One thing led to another and before you know it, Chris had hopped the Washington Metro and was riding the rails. One of the stops was Washington Reagan National Airport.

That seemed like a good place to hang out for awhile, so Chris makes his way inside, past the ever-vigilant security guards who are supposed to make sure everyone has a ticket. 

But again one thing leads to another and next thing you know, Chris sees a line of travelers.  He works his way into line next to a family traveling with several kids.  The line snakes along, past the gate agent at the portal, and pretty soon, everyone is taking his or her assigned seat on a TWA flight bound for St. Louis (where all TWA flights seem to go).

Once again, Chris gets lucky.  He plops into an empty seat.
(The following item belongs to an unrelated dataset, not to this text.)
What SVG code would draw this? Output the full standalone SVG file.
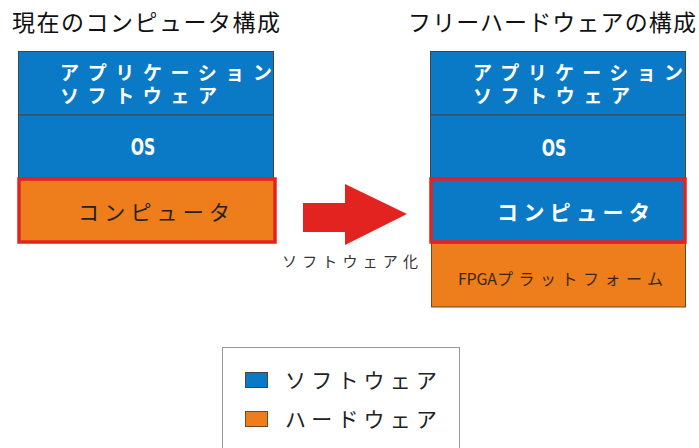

No one asks to see his boarding pass.  No one notices that this 12-year-old unaccompanied minor is ... well ... unaccompanied.

A stewardess pops up and perkily asks Chris if he would like a soft drink.  After that, everything is pretty much routine.  An hour or so later, Chris deplanes in St Louis, not too far from Mark Twain's Hannibal home, and realize that perhaps he has literally gone too far.

Chris calls his mom, his mom calls the school, somebody calls the police while someone else calls TWA and soon Chris is back home. 

Some questions arise from this:  How, within sight of the U.S. Capitol, does Chris enter a secure concourse and board his flight without ticket, luggage or a valid picture ID?  TWA says it was an honest mistake and compares it to shoplifting.  Also, never one to overlook a few bucks, TWA is also pondering whether or not it should try to collect the round-trip fare. 

No one seems to find it odd that Fairfax County school security is apparently so lax that kids can pretty much come, or at least go, as they please, Waco and Columbine notwithstanding. 

And as for Metro, although no one likes to admit it, fare beaters slip through the turnstiles regularly.      

And Chris' family?  They're hired a lawyer, whose comment is: "Boys will be boys."  Can't argue with that.